Disabled people have the lowest incomes and worst housing circumstances of all social groups in society due to their needs (historically) being rarely considered within the general area of housing provision. Owner occupation is beyond the incomes of the majority of disabled people, while social housing is limited in both number and location and frequently inappropriate. Unsurprisingly, most disabled people live with another family member, often causing considerable pressure and burden to all involved. In a context where government ministers in the UK are stressing the importance of developing an inclusive society, disabled people's inability to gain access to housing, which meets their particular need, reinforces their partial citizenship.
Poor domestic design that has the potential to inhibit disabled people's access into, and movement and mobility around housing environments, compound this partiality. In 1991, the now defunct Department of Environment, conducted an English House Condition Survey (EHCS) which confirmed that 73 percent of the housing stock was inaccessible to disabled people. Indeed the (EHCS) deemed a dwelling accessible; if it had no more than two steps to the floor which provided kitchen, WC and bathroom facilities and at least two other rooms. Further research conducted during 1991-92 indicated that only 4 percent of housing association property, and 2 percent of private sector homes, provided main entrance accessible thresholds to permit ease of wheelchair access. Other studies concur in suggesting that, because of inappropriate design, disabled people are often dependent on others to get around their homes. The experiences of disabled children, notes that children often feel stranded in one part of the home because of physical impediments and have to rely on an adult to move around.

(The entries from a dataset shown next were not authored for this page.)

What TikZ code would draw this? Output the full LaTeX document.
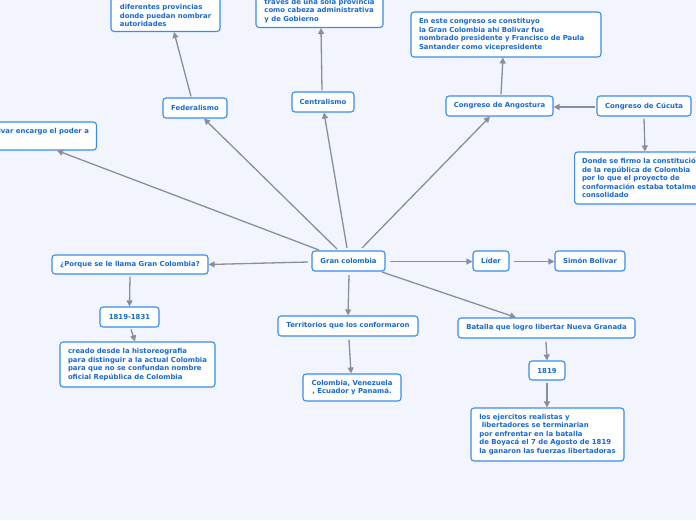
\documentclass[tikz,border=0pt]{standalone}
\usepackage{fontspec}
\setmainfont{DejaVu Sans}
\usetikzlibrary{arrows.meta,calc}
\definecolor{bgc}{HTML}{F2F5FD}
\definecolor{boxc}{HTML}{3A8CEB}
\definecolor{txtc}{HTML}{1869CF}
\definecolor{linec}{HTML}{8A8E98}
\tikzset{
  box/.style={draw=boxc, fill=white, rounded corners=3pt, line width=1.1pt, text=txtc,
    font=\bfseries\fontsize{6.9}{8.5}\selectfont, inner xsep=7.5pt, inner ysep=3pt, align=left},
  one/.style={box, minimum height=20pt},
  conn/.style={draw=linec, line width=1.3pt, -{Triangle[length=6pt,width=6pt]}}
}
\begin{document}
\begin{tikzpicture}[x=1pt,y=-1pt]
\useasboundingbox (0,0) rectangle (696,520);
\fill[bgc] (0,0) rectangle (696,520);

% nodes
\node[box, anchor=south, minimum width=109pt, inner ysep=4.5pt] (n1) at (165.5,32)
  {\strut\\\strut\\diferentes provincias\\donde puedan nombrar\\autoridades};
\node[box, anchor=south, minimum width=127pt, inner ysep=4.5pt] (n2) at (319.5,28)
  {\strut\\\strut\\traves de una sola provincia\\como cabeza administrativa\\y de Gobierno};
\node[box, inner xsep=8pt, text width=174pt, minimum height=45pt] (n3) at (506,34.5)
  {En este congreso se constituyo\\la Gran Colombia ahí Bolivar fue\\nombrado presidente y Francisco de Paula\\Santander como vicepresidente};
\node[box, anchor=west, minimum height=52pt] (n4) at (574,178)
  {Donde se firmo la constitución\\de la república de Colombia\\por lo que el proyecto de\\conformación estaba totalmente\\consolidado};
\node[box, anchor=east, minimum height=28pt] (n5) at (97,136)
  {Simón Bolivar encargo el poder a\\\strut};

\node[one, minimum width=64pt] (fed) at (195,108) {Federalismo};
\node[one, minimum width=62pt] (cen) at (323,102) {Centralismo};
\node[one, minimum width=107pt] (ang) at (499.5,106) {Congreso de Angostura};
\node[one, minimum width=94pt] (cuc) at (644,106) {Congreso de Cúcuta};
\node[one, minimum width=73pt] (gc) at (348.5,261) {Gran colombia};
\node[one, minimum width=36pt] (lid) at (491,261) {Líder};
\node[one, minimum width=70pt] (sb) at (590,261) {Simón Bolivar};
\node[one, minimum width=156pt, minimum height=19pt] (por) at (130,264.5) {¿Porque se le llama Gran Colombia?};
\node[one, minimum width=59pt] (y1) at (129.5,317) {1819-1831};
\node[box, minimum width=155pt, minimum height=45pt] (cre) at (137.5,364.5)
  {creado desde la historeografia\\para distinguir a la actual Colombia\\para que no se confundan nombre\\oficial República de Colombia};
\node[one, minimum width=140pt] (ter) at (348,326) {Territorios que los conformaron};
\node[box, align=center, minimum width=98pt, minimum height=27pt] (col) at (352,387.5)
  {Colombia, Venezuela\\, Ecuador y Panamá.};
\node[one, minimum width=177pt] (bat) at (546.5,328) {Batalla que logro libertar Nueva Granada};
\node[one, minimum width=36pt, minimum height=19pt] (y2) at (547,370.5) {1819};
\node[box, minimum width=153pt, minimum height=53pt] (eje) at (547.5,434.5)
  {los ejercitos realistas y\\\ libertadores se terminarian\\por enfrentar en la batalla\\de Boyacá el 7 de Agosto de 1819\\la ganaron las fuerzas libertadoras};

% connectors
\draw[conn] ($(gc.center)+(-29.5,-11)$) -- ($(n5.south east)+(-40,0)$);
\draw[conn] ($(gc.center)+(-11.5,-12)$) -- ($(fed.south)+(9,0)$);
\draw[conn] ($(gc.center)+(-1.5,-13)$) -- ($(cen.south)+(1,0)$);
\draw[conn] ($(gc.center)+(13.5,-13)$) -- ($(ang.south)+(-9.5,0)$);
\draw[conn] ($(gc.center)+(-40.5,1)$) -- (por.east);
\draw[conn] ($(gc.center)+(41.5,0.5)$) -- ($(lid.west)+(0,0.5)$);
\draw[conn] ($(gc.center)+(0.5,14)$) -- (ter.north);
\draw[conn] ($(gc.center)+(33.5,11)$) -- ($(bat.north)+(-30.5,0)$);
\draw[conn] ($(fed.north)+(-4,-1)$) -- ($(n1.south)+(8.5,0)$);
\draw[conn] ($(cen.north)+(-1,-1)$) -- ($(n2.south)+(1.5,0)$);
\draw[conn] ($(ang.north)+(1.5,-1)$) -- ($(n3.south)+(-3,0)$);
\draw[conn] ($(cuc.west)+(-1,1)$) -- ($(ang.east)+(0,1)$);
\draw[conn] ($(cuc.south)+(0,2)$) -- ($(n4.north west)+(71,0)$);
\draw[conn] ($(por.south)+(0,2)$) -- (y1.north);
\draw[conn] ($(y1.south)+(1.5,2)$) -- ($(cre.north)+(-2.5,0)$);
\draw[conn] ($(ter.south)+(1,3)$) -- ($(col.north)+(-1,0)$);
\draw[conn] ($(bat.south)+(-0.5,3)$) -- (y2.north);
\draw[conn] ($(y2.south)+(0,2.5)$) -- ($(eje.north)+(-0.5,0)$);
\draw[conn] ($(lid.east)+(4,0.5)$) -- ($(sb.west)+(0,0.5)$);
\end{tikzpicture}
\end{document}
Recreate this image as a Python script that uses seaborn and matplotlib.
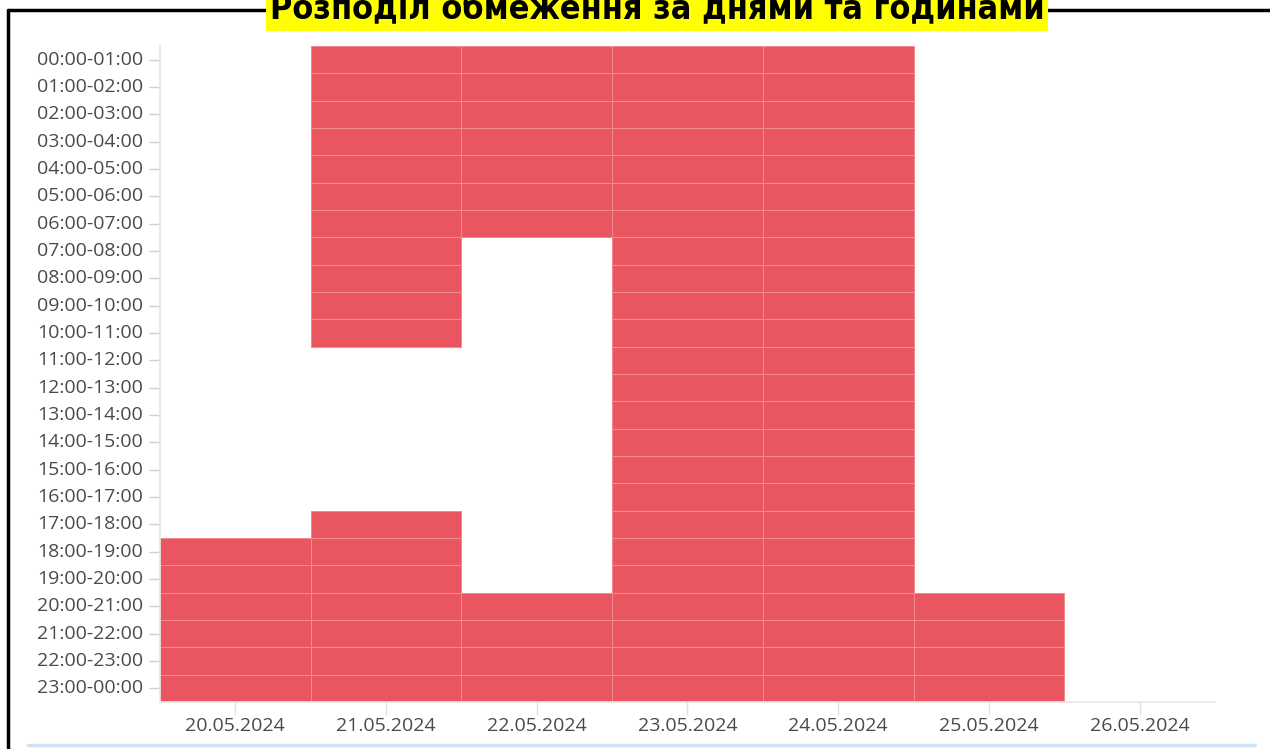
import numpy as np
import pandas as pd
import matplotlib
matplotlib.use("Agg")
import matplotlib.pyplot as plt
import seaborn as sns
from matplotlib.colors import ListedColormap, to_rgba
from matplotlib.lines import Line2D

# Дані: 1 = обмеження у цю годину
dates = ["20.05.2024", "21.05.2024", "22.05.2024", "23.05.2024",
         "24.05.2024", "25.05.2024", "26.05.2024"]
hours = ["00:00-01:00", "01:00-02:00", "02:00-03:00", "03:00-04:00",
         "04:00-05:00", "05:00-06:00", "06:00-07:00", "07:00-08:00",
         "08:00-09:00", "09:00-10:00", "10:00-11:00", "11:00-12:00",
         "12:00-13:00", "13:00-14:00", "14:00-15:00", "15:00-16:00",
         "16:00-17:00", "17:00-18:00", "18:00-19:00", "19:00-20:00",
         "20:00-21:00", "21:00-22:00", "22:00-23:00", "23:00-00:00"]

d_20 = [0, 0, 0, 0, 0, 0, 0, 0, 0, 0, 0, 0, 0, 0, 0, 0, 0, 0, 1, 1, 1, 1, 1, 1]
d_21 = [1, 1, 1, 1, 1, 1, 1, 1, 1, 1, 1, 0, 0, 0, 0, 0, 0, 1, 1, 1, 1, 1, 1, 1]
d_22 = [1, 1, 1, 1, 1, 1, 1, 0, 0, 0, 0, 0, 0, 0, 0, 0, 0, 0, 0, 0, 1, 1, 1, 1]
d_23 = [1, 1, 1, 1, 1, 1, 1, 1, 1, 1, 1, 1, 1, 1, 1, 1, 1, 1, 1, 1, 1, 1, 1, 1]
d_24 = [1, 1, 1, 1, 1, 1, 1, 1, 1, 1, 1, 1, 1, 1, 1, 1, 1, 1, 1, 1, 1, 1, 1, 1]
d_25 = [0, 0, 0, 0, 0, 0, 0, 0, 0, 0, 0, 0, 0, 0, 0, 0, 0, 0, 0, 0, 1, 1, 1, 1]
d_26 = [0, 0, 0, 0, 0, 0, 0, 0, 0, 0, 0, 0, 0, 0, 0, 0, 0, 0, 0, 0, 0, 0, 0, 0]

df = pd.DataFrame({dates[0]: d_20, dates[1]: d_21, dates[2]: d_22,
                   dates[3]: d_23, dates[4]: d_24, dates[5]: d_25,
                   dates[6]: d_26}, index=hours)

sns.set_style("white")
plt.rcParams['font.family'] = ['Open Sans', 'DejaVu Sans']

fig = plt.figure(figsize=(12.7, 7.49), dpi=100)
ax = fig.add_axes([160 / 1270, 1 - 702 / 749, 1055 / 1270, 656 / 749])

sns.heatmap(df, mask=(df == 0), cmap=ListedColormap(["#e9565f"]), cbar=False,
            linewidths=0.7, linecolor="#f28a90", ax=ax, vmin=0, vmax=1)

# лінії сітки тільки для зафарбованих клітинок
mesh = ax.collections[0]
edge = [to_rgba("#f28a90") if v else (0, 0, 0, 0) for v in df.values.ravel()]
mesh.set_edgecolor(edge)

ax.set_xlabel("")
ax.set_ylabel("")
ax.tick_params(axis="y", left=True, length=8, width=1, color="#d0d0d0",
               labelsize=14, labelcolor="#4a4a4a", pad=4)
ax.tick_params(axis="x", bottom=True, length=9, width=1, color="#e0e0e0",
               labelsize=14, labelcolor="#4a4a4a", pad=2, rotation=0)
plt.setp(ax.get_yticklabels(), rotation=0)

for s in ["left", "bottom"]:
    ax.spines[s].set_visible(True)
    ax.spines[s].set_color("#e6e6e6")
    ax.spines[s].set_linewidth(1.2)
ax.spines["top"].set_visible(False)
ax.spines["right"].set_visible(False)

# рамка навколо графіка
fig.add_artist(Line2D([8 / 1270, 8 / 1270], [0, 1 - 10 / 749],
                      transform=fig.transFigure, color="black", lw=2.5))
fig.add_artist(Line2D([8 / 1270, 1], [1 - 10 / 749, 1 - 10 / 749],
                      transform=fig.transFigure, color="black", lw=2.5))
fig.add_artist(Line2D([28 / 1270, 1255 / 1270], [1 - 745 / 749, 1 - 745 / 749],
                      transform=fig.transFigure, color="#cfe2f3", lw=2.5))

fig.text(657 / 1270, 1 - 10 / 749, "Розподіл обмеження за днями та годинами",
         ha="center", va="center", fontsize=24.5, fontweight="bold",
         fontstretch="condensed", family=["DejaVu Sans"], color="black",
         bbox=dict(facecolor="#ffff00", edgecolor="none", pad=3))

plt.savefig("out.png", dpi=100)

Over the years, successive governments have sought to redress problems of inadequately designed housing by recourse to a mixture of policies including the provision of home improvement grants to facilitate the adaptation of dwellings and the construction of purpose built wheelchair and mobility units. In contrast, design standards were less stringent in mobility housing. It is worth noting that, apart from the construction of a few private sector sheltered schemes, there was no record of housing being built to wheelchair or mobility standards in the private sector. Rather builders usually ignored non-statutory directives on designing for the needs of disabled people, and constructed dwellings to minimum space standards. The unwillingness of builders to raise, voluntarily, standards of design, led to Part M of the building regulations, relating to disabled peoples access to public buildings.